March 15, 2010

Film Critic Quote of the Week

Newsweek's Ilana Ozernoy on "Green Zone":

"In the end, though, it is not the details that do this film in; it's the setup. Greengrass shows us very well that it was stupid to allow the looting, that de-Baathification and dismantling the Army were bad ideas, and that all of it led to the insurgency. But then he tells us that we still might have accomplished the mission had one man—one rogue, truth-seeking officer—tracked down a little black notebook whisked away by a Saddam loyalist.
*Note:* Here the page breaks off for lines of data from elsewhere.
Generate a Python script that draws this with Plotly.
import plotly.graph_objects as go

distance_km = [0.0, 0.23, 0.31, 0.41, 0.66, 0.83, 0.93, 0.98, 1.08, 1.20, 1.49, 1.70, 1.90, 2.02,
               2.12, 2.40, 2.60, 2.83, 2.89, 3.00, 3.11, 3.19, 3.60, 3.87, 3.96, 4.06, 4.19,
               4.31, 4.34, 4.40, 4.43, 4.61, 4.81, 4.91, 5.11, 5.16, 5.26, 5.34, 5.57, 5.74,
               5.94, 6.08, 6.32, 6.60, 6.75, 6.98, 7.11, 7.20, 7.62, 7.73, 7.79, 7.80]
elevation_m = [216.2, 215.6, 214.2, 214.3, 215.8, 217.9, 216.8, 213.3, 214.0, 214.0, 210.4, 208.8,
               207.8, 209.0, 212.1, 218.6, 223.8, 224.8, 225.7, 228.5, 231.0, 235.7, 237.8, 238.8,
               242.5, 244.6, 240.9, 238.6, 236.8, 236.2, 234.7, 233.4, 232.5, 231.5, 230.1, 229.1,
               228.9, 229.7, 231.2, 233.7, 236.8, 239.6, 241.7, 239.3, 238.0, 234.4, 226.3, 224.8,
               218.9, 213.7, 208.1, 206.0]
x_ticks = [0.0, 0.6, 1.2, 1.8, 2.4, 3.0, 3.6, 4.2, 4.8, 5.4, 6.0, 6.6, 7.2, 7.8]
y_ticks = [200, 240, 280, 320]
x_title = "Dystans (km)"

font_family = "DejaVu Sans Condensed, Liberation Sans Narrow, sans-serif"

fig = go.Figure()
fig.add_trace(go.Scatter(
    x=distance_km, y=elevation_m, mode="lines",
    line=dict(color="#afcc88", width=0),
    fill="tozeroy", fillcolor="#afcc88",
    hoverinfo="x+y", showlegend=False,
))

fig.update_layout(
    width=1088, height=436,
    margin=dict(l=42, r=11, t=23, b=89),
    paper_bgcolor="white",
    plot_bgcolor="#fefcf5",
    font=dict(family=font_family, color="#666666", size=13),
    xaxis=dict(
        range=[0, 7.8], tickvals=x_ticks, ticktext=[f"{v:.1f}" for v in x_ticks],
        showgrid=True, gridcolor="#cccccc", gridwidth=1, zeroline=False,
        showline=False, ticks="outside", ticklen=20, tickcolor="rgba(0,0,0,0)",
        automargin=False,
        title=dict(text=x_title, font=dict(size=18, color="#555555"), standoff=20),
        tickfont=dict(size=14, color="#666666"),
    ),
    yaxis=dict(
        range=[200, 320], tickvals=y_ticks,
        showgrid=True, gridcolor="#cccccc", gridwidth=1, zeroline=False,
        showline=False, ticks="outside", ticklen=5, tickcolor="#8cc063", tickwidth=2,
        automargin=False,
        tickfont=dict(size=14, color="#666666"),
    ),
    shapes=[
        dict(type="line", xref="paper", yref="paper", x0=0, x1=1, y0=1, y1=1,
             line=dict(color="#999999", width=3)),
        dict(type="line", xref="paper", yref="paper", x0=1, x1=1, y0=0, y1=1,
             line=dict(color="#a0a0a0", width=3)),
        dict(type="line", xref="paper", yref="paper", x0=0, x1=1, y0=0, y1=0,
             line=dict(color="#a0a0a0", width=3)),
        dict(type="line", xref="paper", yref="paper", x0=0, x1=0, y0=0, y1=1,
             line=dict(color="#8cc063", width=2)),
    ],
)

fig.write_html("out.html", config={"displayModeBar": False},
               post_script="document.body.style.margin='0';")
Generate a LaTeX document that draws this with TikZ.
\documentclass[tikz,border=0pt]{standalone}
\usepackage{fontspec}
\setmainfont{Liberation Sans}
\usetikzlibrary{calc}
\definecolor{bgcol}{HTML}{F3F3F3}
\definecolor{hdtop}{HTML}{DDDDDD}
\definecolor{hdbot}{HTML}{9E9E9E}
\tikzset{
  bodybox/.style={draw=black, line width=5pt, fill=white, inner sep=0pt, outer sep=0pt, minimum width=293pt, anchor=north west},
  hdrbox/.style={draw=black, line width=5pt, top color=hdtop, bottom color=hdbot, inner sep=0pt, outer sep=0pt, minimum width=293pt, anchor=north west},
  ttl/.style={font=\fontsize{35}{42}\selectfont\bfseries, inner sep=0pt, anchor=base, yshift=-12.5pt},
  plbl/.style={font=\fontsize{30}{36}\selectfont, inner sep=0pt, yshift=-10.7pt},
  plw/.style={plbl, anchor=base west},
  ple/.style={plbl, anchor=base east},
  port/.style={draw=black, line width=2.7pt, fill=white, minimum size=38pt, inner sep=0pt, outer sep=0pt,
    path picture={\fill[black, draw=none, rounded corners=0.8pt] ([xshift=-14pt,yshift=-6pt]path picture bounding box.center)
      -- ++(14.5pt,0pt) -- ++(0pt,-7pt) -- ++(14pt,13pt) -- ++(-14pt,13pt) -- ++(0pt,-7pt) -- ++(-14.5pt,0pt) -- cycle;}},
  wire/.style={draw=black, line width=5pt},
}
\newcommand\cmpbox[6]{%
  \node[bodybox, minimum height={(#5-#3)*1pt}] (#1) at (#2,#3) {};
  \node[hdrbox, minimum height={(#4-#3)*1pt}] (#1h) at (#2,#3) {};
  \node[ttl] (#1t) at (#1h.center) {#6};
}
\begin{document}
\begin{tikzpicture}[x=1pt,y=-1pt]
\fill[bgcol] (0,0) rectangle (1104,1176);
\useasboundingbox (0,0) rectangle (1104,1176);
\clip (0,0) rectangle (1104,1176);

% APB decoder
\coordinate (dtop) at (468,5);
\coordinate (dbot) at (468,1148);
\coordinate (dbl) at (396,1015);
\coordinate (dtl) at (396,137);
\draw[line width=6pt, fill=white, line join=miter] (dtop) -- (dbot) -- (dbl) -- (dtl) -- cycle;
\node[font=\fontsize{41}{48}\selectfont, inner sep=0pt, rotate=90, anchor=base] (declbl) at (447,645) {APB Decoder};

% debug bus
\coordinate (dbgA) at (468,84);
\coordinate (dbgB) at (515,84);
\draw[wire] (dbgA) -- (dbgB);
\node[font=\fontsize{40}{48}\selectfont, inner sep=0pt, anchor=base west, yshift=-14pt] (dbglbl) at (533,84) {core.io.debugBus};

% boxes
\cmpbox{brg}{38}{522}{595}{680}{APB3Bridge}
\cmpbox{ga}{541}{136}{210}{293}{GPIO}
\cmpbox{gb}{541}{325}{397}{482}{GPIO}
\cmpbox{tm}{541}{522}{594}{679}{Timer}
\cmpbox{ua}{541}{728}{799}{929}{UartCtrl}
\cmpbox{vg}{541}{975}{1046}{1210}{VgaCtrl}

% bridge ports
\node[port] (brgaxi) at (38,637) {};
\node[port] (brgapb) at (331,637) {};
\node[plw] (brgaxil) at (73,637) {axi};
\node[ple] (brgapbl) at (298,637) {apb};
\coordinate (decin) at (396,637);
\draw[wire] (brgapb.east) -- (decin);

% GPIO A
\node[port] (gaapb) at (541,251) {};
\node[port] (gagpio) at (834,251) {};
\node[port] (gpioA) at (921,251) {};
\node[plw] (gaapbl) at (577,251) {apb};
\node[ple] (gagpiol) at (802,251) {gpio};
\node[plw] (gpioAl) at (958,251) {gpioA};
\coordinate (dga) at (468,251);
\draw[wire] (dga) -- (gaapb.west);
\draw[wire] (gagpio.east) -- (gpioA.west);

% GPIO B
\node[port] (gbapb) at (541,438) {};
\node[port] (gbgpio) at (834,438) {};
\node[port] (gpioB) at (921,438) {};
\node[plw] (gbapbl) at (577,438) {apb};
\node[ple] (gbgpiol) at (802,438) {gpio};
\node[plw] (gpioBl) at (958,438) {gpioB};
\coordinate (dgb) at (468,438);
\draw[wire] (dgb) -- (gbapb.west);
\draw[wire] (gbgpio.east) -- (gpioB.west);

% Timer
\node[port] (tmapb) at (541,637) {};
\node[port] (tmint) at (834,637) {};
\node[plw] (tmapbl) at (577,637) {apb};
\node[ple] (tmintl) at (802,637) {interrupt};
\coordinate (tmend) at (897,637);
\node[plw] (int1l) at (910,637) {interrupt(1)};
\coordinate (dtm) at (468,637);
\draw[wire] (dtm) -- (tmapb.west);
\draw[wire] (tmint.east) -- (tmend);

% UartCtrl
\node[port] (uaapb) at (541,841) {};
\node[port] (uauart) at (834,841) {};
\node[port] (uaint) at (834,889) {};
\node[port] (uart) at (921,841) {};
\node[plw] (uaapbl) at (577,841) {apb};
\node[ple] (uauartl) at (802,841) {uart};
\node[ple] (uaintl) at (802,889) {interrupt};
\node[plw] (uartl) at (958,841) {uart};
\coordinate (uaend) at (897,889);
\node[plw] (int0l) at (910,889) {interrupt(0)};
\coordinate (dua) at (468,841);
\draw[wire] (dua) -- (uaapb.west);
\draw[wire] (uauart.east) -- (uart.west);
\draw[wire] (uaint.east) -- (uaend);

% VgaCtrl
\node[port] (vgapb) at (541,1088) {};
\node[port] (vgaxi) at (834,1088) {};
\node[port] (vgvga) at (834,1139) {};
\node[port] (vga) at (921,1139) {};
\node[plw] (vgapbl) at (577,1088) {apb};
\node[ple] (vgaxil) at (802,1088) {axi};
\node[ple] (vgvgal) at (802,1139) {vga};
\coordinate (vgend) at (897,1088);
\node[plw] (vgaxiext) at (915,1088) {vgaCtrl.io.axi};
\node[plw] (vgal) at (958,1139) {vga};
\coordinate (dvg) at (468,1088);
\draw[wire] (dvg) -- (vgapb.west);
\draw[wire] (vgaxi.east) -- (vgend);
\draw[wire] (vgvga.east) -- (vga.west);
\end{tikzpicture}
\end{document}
In other words, Paul Greengrass compresses the complexity so painstakingly assembled by Chandrasekaran into one notebook that contains one secret that reveals the one important source that only one journalist discovered after speaking to one evil administration official. But in the real Iraq, there were many secrets, many heroes, many villains and accomplices (witting and unwitting), and plenty of good and bad journalism.... In the end, the film felt like a stylized revenge fantasy—a poor man's Inglourious Basterds."
Another big moment in the movie that rang totally false: at the end, Matt Damon's hero runs up to Greg Kinnear's Bushie villain and yells at him, as the Judith Miller stand-in and a few other journalists stand around and stare from far away. Bullshit. I know journalists- they love conflict. If a soldier ran over to, say, Scooter Libby in 2003 and started pointing his finger at his chest and yelling at him, every reporter in the room would have run right over, notebooks in hand.